Inside Biden’s circle, some aides, like Mike Donilon, are enthusiastic about a campaign, arguing that the country needs him. Biden’s chief of staff, Steve Ricchetti, is described as trying to help him navigate the process in neutral fashion but devising a strategy in case he runs. Some friends said Biden should.
"I’ve known the man for 40 years — this is his destiny," said Gary Hindes, who co-hosted a dinner at the 21 Club in New York featuring Biden this week. "He’s conducted his entire political life, I think, with the fact that he very well one day would be president."
He added: "Now, maybe he doesn’t get in. But if I were him, I would not want to look back and think I should have taken the shot."
Others, like Ted Kaufman, Biden’s longtime friend, adviser and successor in the Senate, are said to be more dubious while trying to support his decision-making process. Advisers describe Jill Biden as broken up about Beau’s death and unenthusiastic about a campaign. Biden himself is concerned about Beau’s widow and children.

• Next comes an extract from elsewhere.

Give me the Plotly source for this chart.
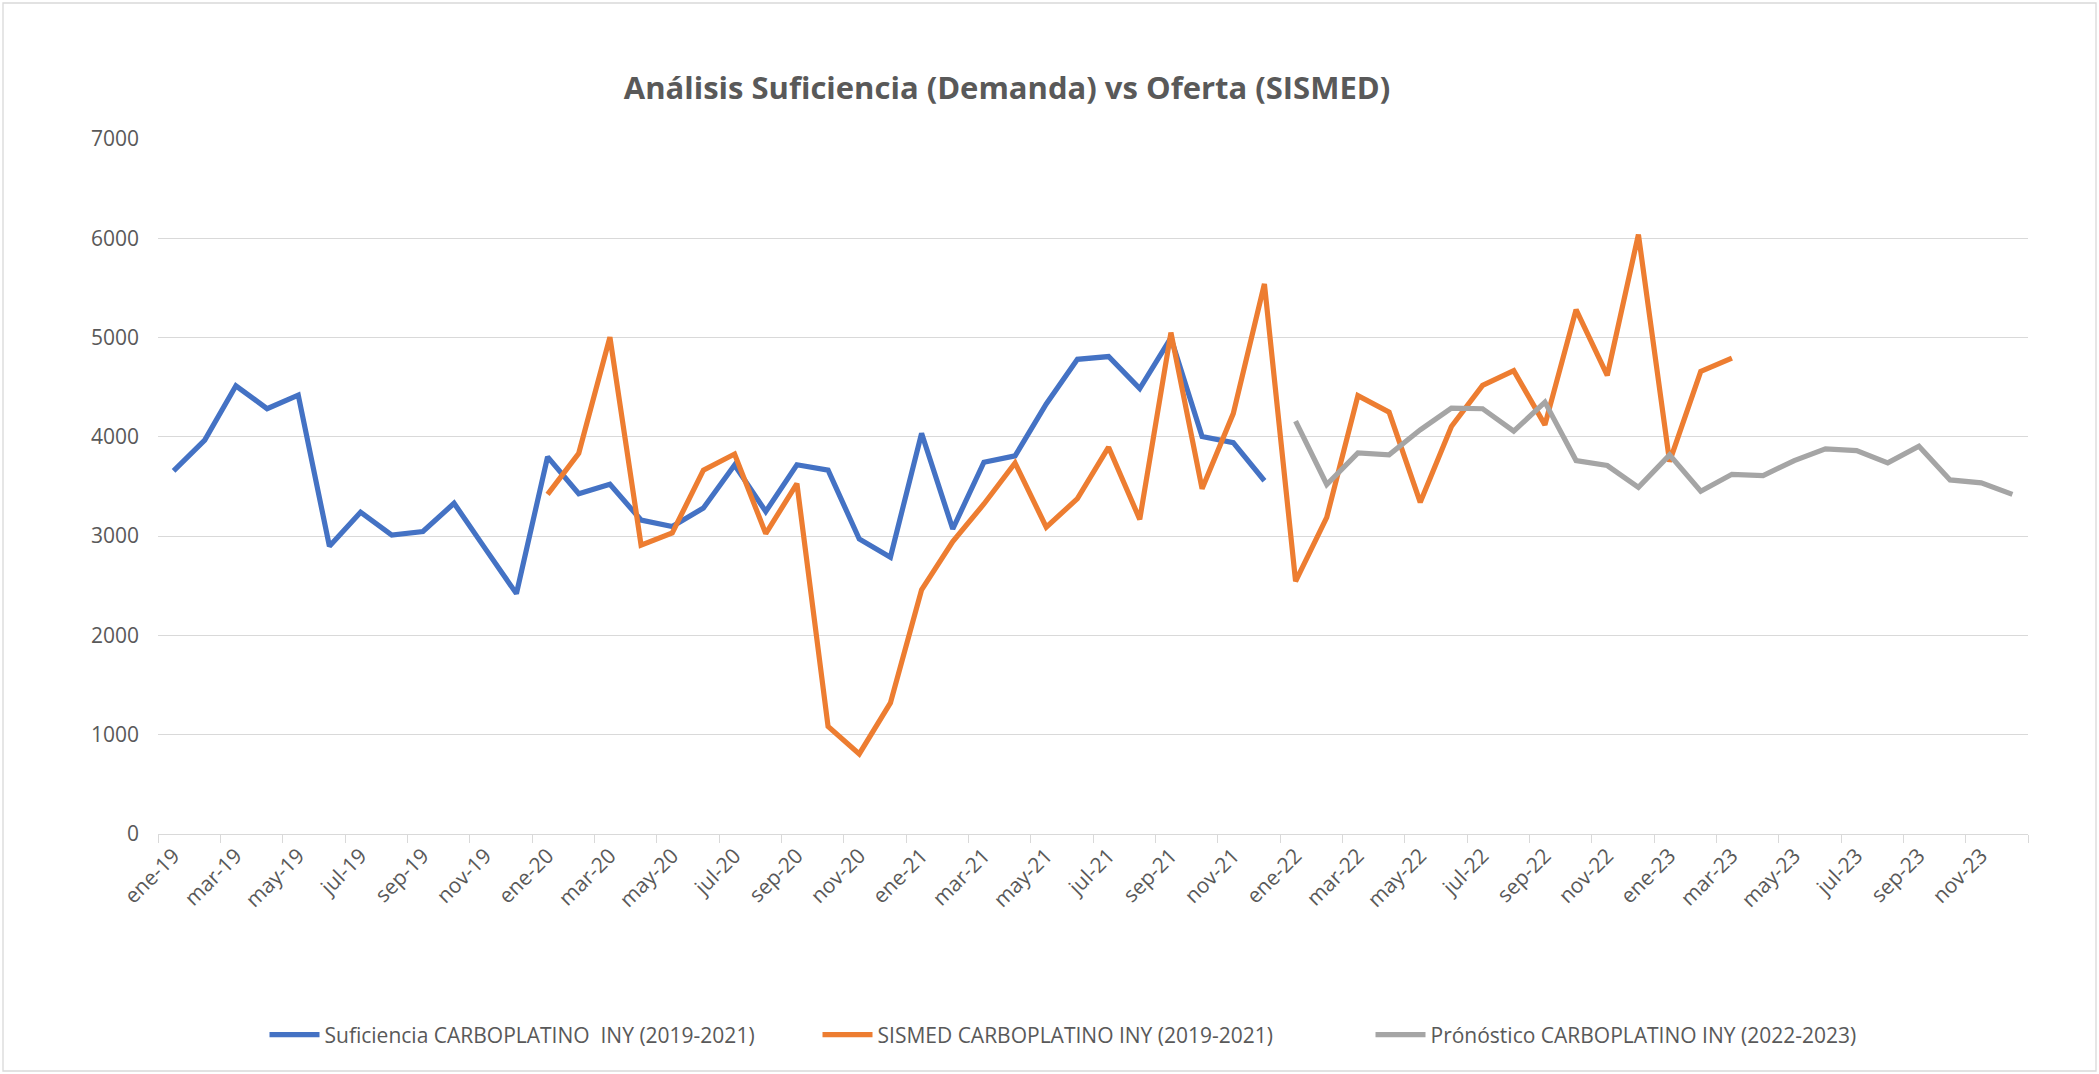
import plotly.graph_objects as go

# --- data ------------------------------------------------------------------
MONTHS = ["ene", "feb", "mar", "abr", "may", "jun",
          "jul", "ago", "sep", "oct", "nov", "dic"]
YEARS = ["19", "20", "21", "22", "23"]
categories = [f"{m}-{y}" for y in YEARS for m in MONTHS]

# Suficiencia CARBOPLATINO INY (2019-2021): ene-19 .. dic-21
suficiencia = [3658, 3968, 4514, 4284, 4421, 2899, 3241, 3011, 3047, 3331, 2874, 2421,
               3799, 3428, 3522, 3162, 3097, 3284, 3716, 3248, 3719, 3665, 2971, 2788,
               4036, 3072, 3745, 3809, 4331, 4781, 4809, 4486, 4996, 4004, 3942, 3558]

# SISMED CARBOPLATINO INY: ene-20 .. mar-23
sismed = [3421, 3835, 5004, 2910, 3032, 3665, 3827, 3025, 3529, 1083, 806, 1320,
          2460, 2946, 3324, 3737, 3090, 3378, 3896, 3169, 5050, 3478, 4234, 5540,
          2545, 3190, 4415, 4249, 3341, 4104, 4518, 4666, 4121, 5282, 4619, 6038,
          3751, 4659, 4794]

# Pronóstico CARBOPLATINO INY (2022-2023): ene-22 .. dic-23
pronostico = [4158, 3520, 3839, 3820, 4071, 4289, 4283, 4057, 4350, 3761, 3711, 3492,
              3818, 3452, 3623, 3610, 3761, 3879, 3862, 3738, 3906, 3566, 3536, 3421]

series = [
    ("Suficiencia CARBOPLATINO  INY (2019-2021)", categories[0:36], suficiencia, "#4472C4"),
    ("SISMED CARBOPLATINO INY (2019-2021)", categories[12:51], sismed, "#ED7D31"),
    ("Prónóstico CARBOPLATINO INY (2022-2023)", categories[36:60], pronostico, "#A5A5A5"),
]

# --- chrome ------------------------------------------------------------------
FONT = "Open Sans, Noto Sans, sans-serif"
TEXT = "#595959"
GRID = "#d9d9d9"
W, H = 2099, 1074
L, R, T, B = 158, 71, 139, 240
PW, PH = W - L - R, H - T - B

fig = go.Figure()
for name, x, y, color in series:
    fig.add_trace(go.Scatter(
        x=x, y=y, mode="lines", name=name,
        line=dict(color=color, width=5.2),
        hovertemplate="%{x}: %{y:.0f}<extra>" + name + "</extra>"))

fig.update_layout(
    width=W, height=H,
    paper_bgcolor="white", plot_bgcolor="white",
    font=dict(family=FONT, color=TEXT, size=21),
    margin=dict(l=L, r=R, t=T, b=B, autoexpand=False),
    title=dict(text="<b>Análisis Suficiencia (Demanda) vs Oferta (SISMED)</b>",
               font=dict(size=31, color=TEXT, family=FONT),
               x=1007 / W, xref="container", xanchor="center",
               y=1 - 88 / H, yref="container", yanchor="middle"),
    legend=dict(orientation="h", x=1094 / W, xref="container", xanchor="center",
                y=1 - 1035 / H, yref="container", yanchor="middle",
                font=dict(size=21, color=TEXT), bgcolor="rgba(0,0,0,0)",
                itemwidth=50, entrywidth=488),
    showlegend=True,
    # light chart-area border, as in the spreadsheet export
    shapes=[dict(type="rect", xref="paper", yref="paper",
                 x0=-(L - 3) / PW, x1=(W - 3 - L) / PW,
                 y0=-(H - 3 - (T + PH)) / PH, y1=(T + PH - 3) / PH,
                 line=dict(color=GRID, width=1.3), fillcolor="rgba(0,0,0,0)",
                 layer="below")],
)

fig.update_xaxes(
    type="category", categoryorder="array", categoryarray=categories,
    range=[-0.5, len(categories) - 0.5],
    tickmode="linear", tick0=0, dtick=2, tickson="boundaries",
    tickangle=-45, ticks="outside", ticklen=8, tickcolor=GRID, tickwidth=1.3,
    showline=True, linecolor=GRID, linewidth=1.3, showgrid=False,
    tickfont=dict(size=21, color=TEXT))

fig.update_yaxes(
    range=[0, 7000], dtick=1000, showgrid=True, gridcolor=GRID, gridwidth=1.3,
    zeroline=False, showline=False, ticks="", ticklabelstandoff=18,
    tickfont=dict(size=21, color=TEXT))

fig.write_html("out.html", config={"displayModeBar": False},
               post_script="document.body.style.margin = '0';")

Now he is in a position he never imagined. When he came to the White House in 2009, he told The New York Times, he considered the vice presidency "a worthy capstone in my career." He resolved to pave the way for Beau Biden to continue the legacy. Then his son got cancer.
Friends say his emotional struggle has grown more difficult since Beau Biden’s death, not easier. He mentions Beau all the time. At 72, he is struggling to make peace with this period of his life. And the country is watching him do it.